%%
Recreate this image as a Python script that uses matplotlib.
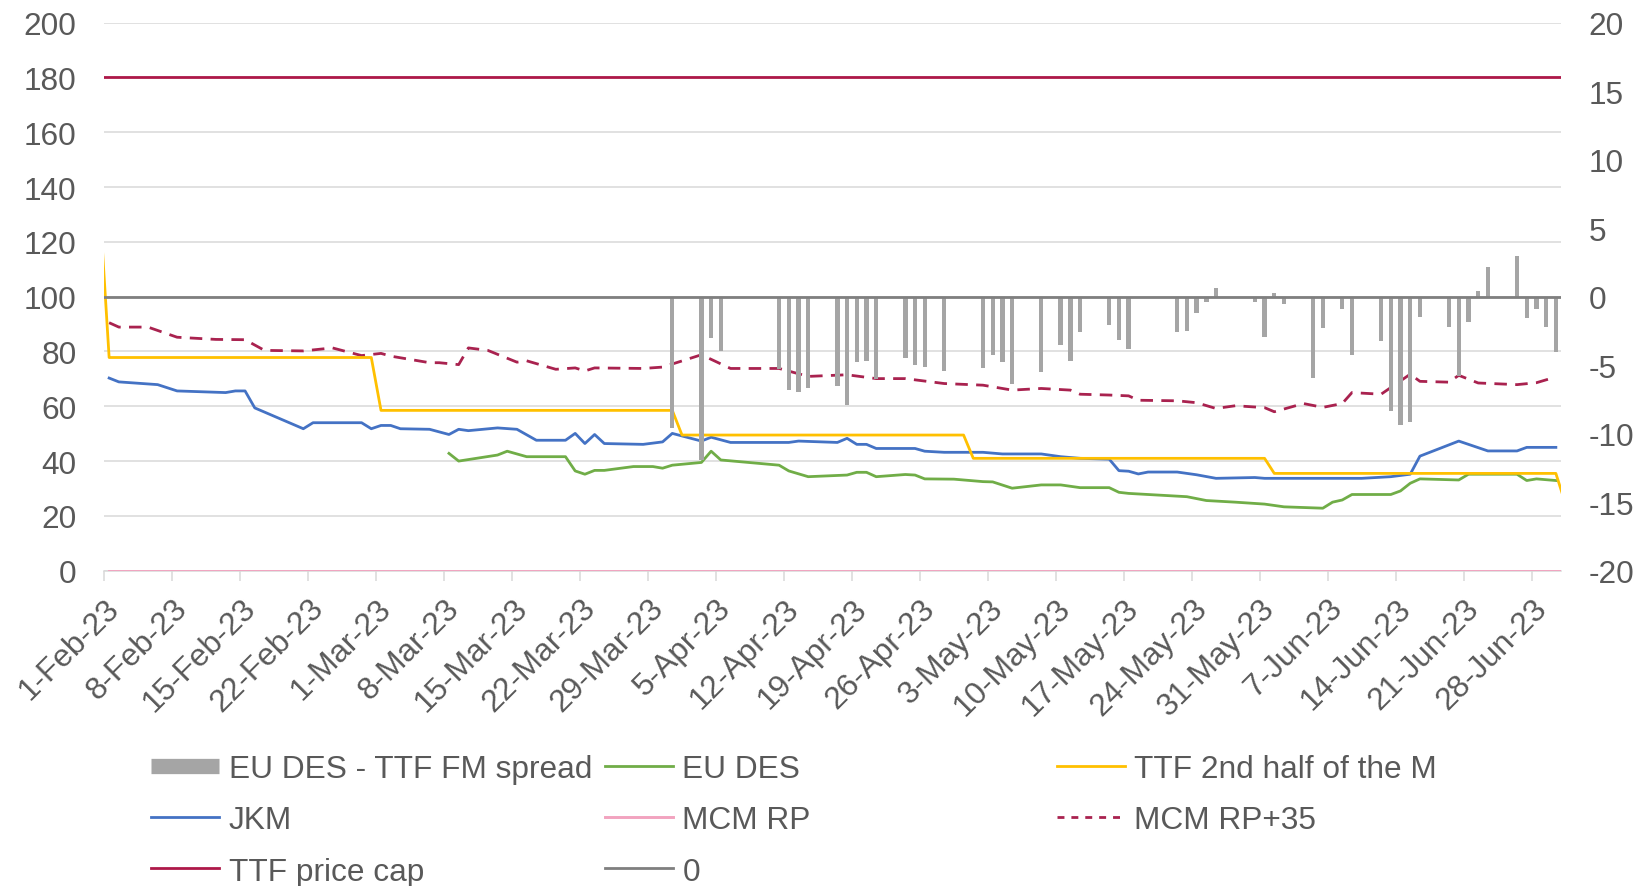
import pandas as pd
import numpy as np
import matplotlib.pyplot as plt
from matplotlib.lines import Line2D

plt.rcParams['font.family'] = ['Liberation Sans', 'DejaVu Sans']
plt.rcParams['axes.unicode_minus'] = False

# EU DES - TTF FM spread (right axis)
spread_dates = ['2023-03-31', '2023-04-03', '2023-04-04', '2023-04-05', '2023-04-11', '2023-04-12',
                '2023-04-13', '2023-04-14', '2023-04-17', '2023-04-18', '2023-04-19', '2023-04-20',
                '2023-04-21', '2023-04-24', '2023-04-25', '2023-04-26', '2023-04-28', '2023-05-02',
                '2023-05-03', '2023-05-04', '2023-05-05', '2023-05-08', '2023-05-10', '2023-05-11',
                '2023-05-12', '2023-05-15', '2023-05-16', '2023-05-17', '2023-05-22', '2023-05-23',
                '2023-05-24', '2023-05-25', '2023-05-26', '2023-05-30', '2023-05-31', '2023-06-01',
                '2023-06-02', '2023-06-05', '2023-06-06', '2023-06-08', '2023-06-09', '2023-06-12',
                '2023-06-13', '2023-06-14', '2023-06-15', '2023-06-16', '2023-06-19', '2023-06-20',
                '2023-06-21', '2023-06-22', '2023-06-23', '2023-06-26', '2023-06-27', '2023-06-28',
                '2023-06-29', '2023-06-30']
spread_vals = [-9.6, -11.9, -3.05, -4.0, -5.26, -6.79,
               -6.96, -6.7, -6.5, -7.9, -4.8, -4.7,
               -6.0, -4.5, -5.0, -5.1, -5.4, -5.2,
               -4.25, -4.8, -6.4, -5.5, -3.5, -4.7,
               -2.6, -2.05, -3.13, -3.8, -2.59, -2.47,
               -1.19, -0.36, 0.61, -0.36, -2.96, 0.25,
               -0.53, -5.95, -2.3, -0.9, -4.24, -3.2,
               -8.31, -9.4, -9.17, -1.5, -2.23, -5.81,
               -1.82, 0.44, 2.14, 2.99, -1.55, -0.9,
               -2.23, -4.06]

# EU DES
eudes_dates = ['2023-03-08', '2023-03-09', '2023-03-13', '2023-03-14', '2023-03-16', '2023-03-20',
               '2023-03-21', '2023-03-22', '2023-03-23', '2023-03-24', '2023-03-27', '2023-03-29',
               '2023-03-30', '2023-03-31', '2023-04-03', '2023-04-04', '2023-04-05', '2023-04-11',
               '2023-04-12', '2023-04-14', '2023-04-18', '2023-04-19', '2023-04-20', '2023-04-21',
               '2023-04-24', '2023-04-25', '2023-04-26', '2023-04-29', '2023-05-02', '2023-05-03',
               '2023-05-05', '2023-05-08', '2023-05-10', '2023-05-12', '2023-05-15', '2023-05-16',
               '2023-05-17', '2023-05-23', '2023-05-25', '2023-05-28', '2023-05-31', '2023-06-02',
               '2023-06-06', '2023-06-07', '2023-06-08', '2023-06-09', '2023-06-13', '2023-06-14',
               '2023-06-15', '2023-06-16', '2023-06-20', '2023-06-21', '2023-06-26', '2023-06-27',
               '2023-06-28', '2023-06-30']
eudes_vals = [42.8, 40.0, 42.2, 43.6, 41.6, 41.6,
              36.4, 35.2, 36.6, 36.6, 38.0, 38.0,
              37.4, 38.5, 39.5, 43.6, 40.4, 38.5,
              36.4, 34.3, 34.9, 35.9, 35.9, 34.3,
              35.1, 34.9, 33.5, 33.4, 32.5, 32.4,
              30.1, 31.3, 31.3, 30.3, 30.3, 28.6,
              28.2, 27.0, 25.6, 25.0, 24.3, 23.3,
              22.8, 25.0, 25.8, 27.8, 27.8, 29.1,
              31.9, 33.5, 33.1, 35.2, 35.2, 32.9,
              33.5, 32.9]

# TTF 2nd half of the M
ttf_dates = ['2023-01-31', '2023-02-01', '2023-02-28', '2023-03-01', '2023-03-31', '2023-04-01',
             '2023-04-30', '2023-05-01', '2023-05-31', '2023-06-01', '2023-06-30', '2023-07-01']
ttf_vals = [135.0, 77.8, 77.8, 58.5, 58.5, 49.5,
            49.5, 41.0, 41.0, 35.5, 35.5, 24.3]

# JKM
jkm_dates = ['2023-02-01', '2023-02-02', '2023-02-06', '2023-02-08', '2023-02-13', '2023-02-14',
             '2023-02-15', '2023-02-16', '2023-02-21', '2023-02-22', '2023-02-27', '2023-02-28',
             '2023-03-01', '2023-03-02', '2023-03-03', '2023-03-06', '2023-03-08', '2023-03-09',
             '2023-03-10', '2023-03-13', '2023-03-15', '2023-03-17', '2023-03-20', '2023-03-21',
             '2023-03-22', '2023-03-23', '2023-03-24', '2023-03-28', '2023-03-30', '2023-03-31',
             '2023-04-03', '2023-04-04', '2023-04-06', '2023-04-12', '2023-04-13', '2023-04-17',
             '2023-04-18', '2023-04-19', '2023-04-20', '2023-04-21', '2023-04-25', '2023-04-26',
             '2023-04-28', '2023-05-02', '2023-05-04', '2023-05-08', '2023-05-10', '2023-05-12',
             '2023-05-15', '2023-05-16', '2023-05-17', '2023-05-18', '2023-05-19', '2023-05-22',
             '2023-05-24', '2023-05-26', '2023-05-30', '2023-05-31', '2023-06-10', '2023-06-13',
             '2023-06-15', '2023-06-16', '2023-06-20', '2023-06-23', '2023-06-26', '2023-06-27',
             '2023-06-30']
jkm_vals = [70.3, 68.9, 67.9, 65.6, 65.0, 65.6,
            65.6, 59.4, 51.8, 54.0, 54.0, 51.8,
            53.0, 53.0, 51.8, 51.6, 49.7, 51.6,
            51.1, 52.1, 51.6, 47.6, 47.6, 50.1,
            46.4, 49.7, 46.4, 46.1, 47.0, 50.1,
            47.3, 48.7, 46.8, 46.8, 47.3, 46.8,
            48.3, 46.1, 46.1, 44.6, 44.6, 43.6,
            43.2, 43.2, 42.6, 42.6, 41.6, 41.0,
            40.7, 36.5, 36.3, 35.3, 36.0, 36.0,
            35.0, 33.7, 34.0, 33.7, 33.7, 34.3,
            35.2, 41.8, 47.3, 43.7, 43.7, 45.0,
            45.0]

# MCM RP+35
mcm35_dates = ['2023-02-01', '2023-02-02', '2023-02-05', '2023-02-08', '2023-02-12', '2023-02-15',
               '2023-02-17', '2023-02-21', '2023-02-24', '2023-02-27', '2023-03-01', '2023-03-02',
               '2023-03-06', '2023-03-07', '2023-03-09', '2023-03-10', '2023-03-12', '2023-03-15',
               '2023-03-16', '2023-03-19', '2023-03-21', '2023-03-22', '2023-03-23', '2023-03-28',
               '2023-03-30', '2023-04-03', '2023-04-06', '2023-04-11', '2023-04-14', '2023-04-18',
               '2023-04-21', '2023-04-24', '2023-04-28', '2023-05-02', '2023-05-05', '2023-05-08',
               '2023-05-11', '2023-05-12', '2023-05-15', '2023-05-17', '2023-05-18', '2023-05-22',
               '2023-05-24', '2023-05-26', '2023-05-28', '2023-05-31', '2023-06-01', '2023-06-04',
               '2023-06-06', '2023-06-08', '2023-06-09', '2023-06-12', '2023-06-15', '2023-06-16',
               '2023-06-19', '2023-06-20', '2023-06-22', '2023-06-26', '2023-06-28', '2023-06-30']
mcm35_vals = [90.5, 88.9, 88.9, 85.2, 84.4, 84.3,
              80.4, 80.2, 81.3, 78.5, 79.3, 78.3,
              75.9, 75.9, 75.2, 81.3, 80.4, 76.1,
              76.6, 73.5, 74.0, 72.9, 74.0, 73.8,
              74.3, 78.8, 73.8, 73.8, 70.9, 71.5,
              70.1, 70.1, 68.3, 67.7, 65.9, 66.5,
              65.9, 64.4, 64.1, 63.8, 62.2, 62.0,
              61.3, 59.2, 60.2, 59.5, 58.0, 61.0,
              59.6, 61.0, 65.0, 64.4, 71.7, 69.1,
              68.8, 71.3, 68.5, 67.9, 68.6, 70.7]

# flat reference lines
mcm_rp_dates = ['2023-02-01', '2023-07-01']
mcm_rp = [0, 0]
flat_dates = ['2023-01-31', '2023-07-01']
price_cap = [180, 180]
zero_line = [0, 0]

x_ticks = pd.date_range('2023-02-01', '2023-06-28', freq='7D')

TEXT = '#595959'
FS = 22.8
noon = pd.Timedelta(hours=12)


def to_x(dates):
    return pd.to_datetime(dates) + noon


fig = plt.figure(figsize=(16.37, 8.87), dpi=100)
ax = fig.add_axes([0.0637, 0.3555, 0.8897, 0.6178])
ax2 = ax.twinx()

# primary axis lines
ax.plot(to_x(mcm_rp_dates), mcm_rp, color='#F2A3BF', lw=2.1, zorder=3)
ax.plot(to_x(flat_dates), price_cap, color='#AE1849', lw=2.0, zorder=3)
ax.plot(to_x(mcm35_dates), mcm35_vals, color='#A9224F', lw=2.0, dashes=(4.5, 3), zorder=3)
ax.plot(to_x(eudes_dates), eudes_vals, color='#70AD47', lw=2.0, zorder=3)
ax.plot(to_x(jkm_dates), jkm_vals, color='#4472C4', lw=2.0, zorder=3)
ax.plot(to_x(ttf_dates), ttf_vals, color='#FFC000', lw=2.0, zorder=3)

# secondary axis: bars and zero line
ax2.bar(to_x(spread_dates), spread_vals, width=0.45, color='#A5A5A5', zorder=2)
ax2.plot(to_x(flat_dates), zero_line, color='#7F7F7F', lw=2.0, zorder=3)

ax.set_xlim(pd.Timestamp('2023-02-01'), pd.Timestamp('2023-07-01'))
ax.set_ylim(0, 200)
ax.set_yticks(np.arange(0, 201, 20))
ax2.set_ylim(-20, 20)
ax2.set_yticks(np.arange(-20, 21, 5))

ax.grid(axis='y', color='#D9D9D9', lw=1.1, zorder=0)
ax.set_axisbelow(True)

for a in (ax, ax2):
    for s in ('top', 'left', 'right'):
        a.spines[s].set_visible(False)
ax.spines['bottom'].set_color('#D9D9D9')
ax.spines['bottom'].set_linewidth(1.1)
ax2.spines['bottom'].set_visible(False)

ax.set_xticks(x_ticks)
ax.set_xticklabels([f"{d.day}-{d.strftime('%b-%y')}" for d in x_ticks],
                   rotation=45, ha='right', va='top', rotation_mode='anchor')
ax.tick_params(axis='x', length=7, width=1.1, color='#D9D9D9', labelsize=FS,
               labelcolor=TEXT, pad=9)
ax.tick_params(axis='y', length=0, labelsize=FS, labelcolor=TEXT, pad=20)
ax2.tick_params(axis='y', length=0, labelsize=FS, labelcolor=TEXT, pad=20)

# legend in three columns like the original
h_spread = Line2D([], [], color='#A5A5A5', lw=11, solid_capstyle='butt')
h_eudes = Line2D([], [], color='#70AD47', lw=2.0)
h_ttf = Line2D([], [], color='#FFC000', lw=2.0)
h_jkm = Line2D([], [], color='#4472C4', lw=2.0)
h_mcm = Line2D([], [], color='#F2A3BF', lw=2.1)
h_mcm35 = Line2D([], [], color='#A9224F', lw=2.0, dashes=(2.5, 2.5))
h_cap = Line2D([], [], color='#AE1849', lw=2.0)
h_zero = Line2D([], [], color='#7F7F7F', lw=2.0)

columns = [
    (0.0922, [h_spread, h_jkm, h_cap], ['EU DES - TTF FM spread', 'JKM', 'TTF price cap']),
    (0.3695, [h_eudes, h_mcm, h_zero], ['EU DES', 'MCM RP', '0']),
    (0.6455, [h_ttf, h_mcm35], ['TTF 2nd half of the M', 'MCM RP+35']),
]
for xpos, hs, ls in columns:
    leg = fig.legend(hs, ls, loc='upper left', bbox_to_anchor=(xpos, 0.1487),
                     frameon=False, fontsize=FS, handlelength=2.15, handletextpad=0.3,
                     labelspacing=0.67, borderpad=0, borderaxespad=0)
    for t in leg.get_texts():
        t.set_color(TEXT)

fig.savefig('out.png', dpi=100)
%%
### EXERCISE DESCRIPTION
Show the lines of the material that contain the word "matplotlib".

### COMPLETE RESPONSE
Recreate this image as a Python script that uses matplotlib.
import matplotlib.pyplot as plt
from matplotlib.lines import Line2D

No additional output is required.